Kehidupan politik kita harus lebih bermartabat. Pemilu 2024 diharapkan, mereka yang akan terjun ke medan politik harus berbekal niat untuk berjuang bagi kepentingan bangsanya; bukan mencari gelimang kemewahan dan kekuasaan. Cara paling praktis, murah tetapi efektif adalah kesediaan para tokoh dan pimpinan di berbagai bidang serta lapisan masyarakat memberikan keteladanan dalam sikap dan perilaku kehidupan sehari-hari. Mengatakan sesuatu, terutama janji-janji politik tanpa disertai dengan bukti yang konkrit, hanya akan menyuburkan perilaku munafik dan membuat rakyat semakin tidak percaya kepada tatanan baru yang disebut demokrasi.

Jika kehidupan politik kita sudah bermartabat, keadilan sosial mestinya lebih mudah diwujudkan. Keadilan sosial sebagai diksi dalam politik, lahir dari pemikiran mendalam Bung Karno. Keadilan sosial menjadi imajinasi tentang tatanan masyarakat Indonesia yang bebas dari berbagai belenggu penjajahan. Keadilan sosial menjadi muara dari sila ketuhanan, kemanusiaan, kebangsaan dan demokrasi permusyawaratan/perwakilan. Dalam konsepsi demokrasi Indonesia, keadilan sosial inilah yang membedakan antara demokrasi Barat yang menitikberatkan pada demokrasi politik, untuk dikoreksi ke dalam demokrasi ekonomi yang bekerja dalam sistem budaya bangsa. Sintesis antara demokrasi politik, demokrasi ekonomi dan demokrasi dalam kebudayaan itulah yang melahirkan cita-cita “tidak ada kemiskinan dalam bumi Indonesia Merdeka.”

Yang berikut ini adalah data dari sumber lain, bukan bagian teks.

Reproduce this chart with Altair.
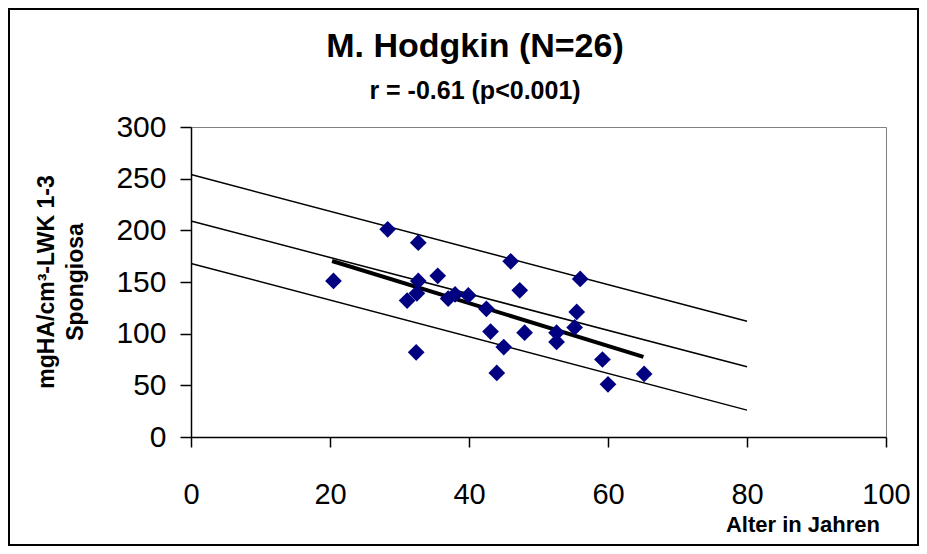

Selanjutnya, jika ada gerakan yang ingin mengganti Pancasila dengan sistem Khilafah yang diusung oleh kelompok radikal, seperti Hizbut Tahrir Indonesia (HTI) menjadi sangat tidak relevan. Pemerintah secara tegas juga telah melarang HTI sejak 2018. Tantangan ini serius, sejak era Orde Baru 1966 sampai sekarang, belum pernah ada Gerakan seterbuka HTI yang terang-benderang menuduh sistem demokrasi sebagai thogut. HTI hendak mengganti Pancasila dengan sistem Khilafah. HTI melakukan penetrasi di kampus-kampus dari level mahasiswa sampai profesor, serta pengaruh mereka di partai-partai politik dan organisasi masyarakat.

Gerakan HTI menolak demokrasi dan menyebutnya sebagai sistem kafir. Namun, lucunya saat mereka mempromosikan ide-ide mereka yang antidemokrasi berlindung di balik dalih-dalih demokrasi, misalnya kebebasan berpendapat, kebebasan berdemonstrasi dan hak asasi manusia. Mirip kisah perang Troya, taktik HTI seperti taktik serdadu Yunani menggunakan patung kuda untuk menyusup dalam benteng kota Troya yang tak bisa mereka taklukan selama 10 tahun. HTI menjadikan demokrasi sebagai “Kuda Troya” untuk menyusup ke dalam benteng Negara Kesatuan Republik Indonesia (NKRI) guna menaklukannya, seperti yang dilakukan serdadu Yunani mengalahkan Troya.   

Akhirkata Bung Karno telah melahirkan Pancasila, ia gali dari bumi Indonesia yang begitu kaya dengan adat istiadat dan falsafah yang lebih hebat dari budaya Barat sekali pun. Pancasila telah menjaga eksistensi persatuan bangsa Indonesia yang multietnis dan multireligi. Pancasila sebagai staat fundamental norm telah digdaya menopang NKRI selama 78 tahun lamanya. Dengan demikian, tidak ada alasan sejengkal pun untuk mengganti Pancasila oleh siapa pun. Satyam Eva Jayate!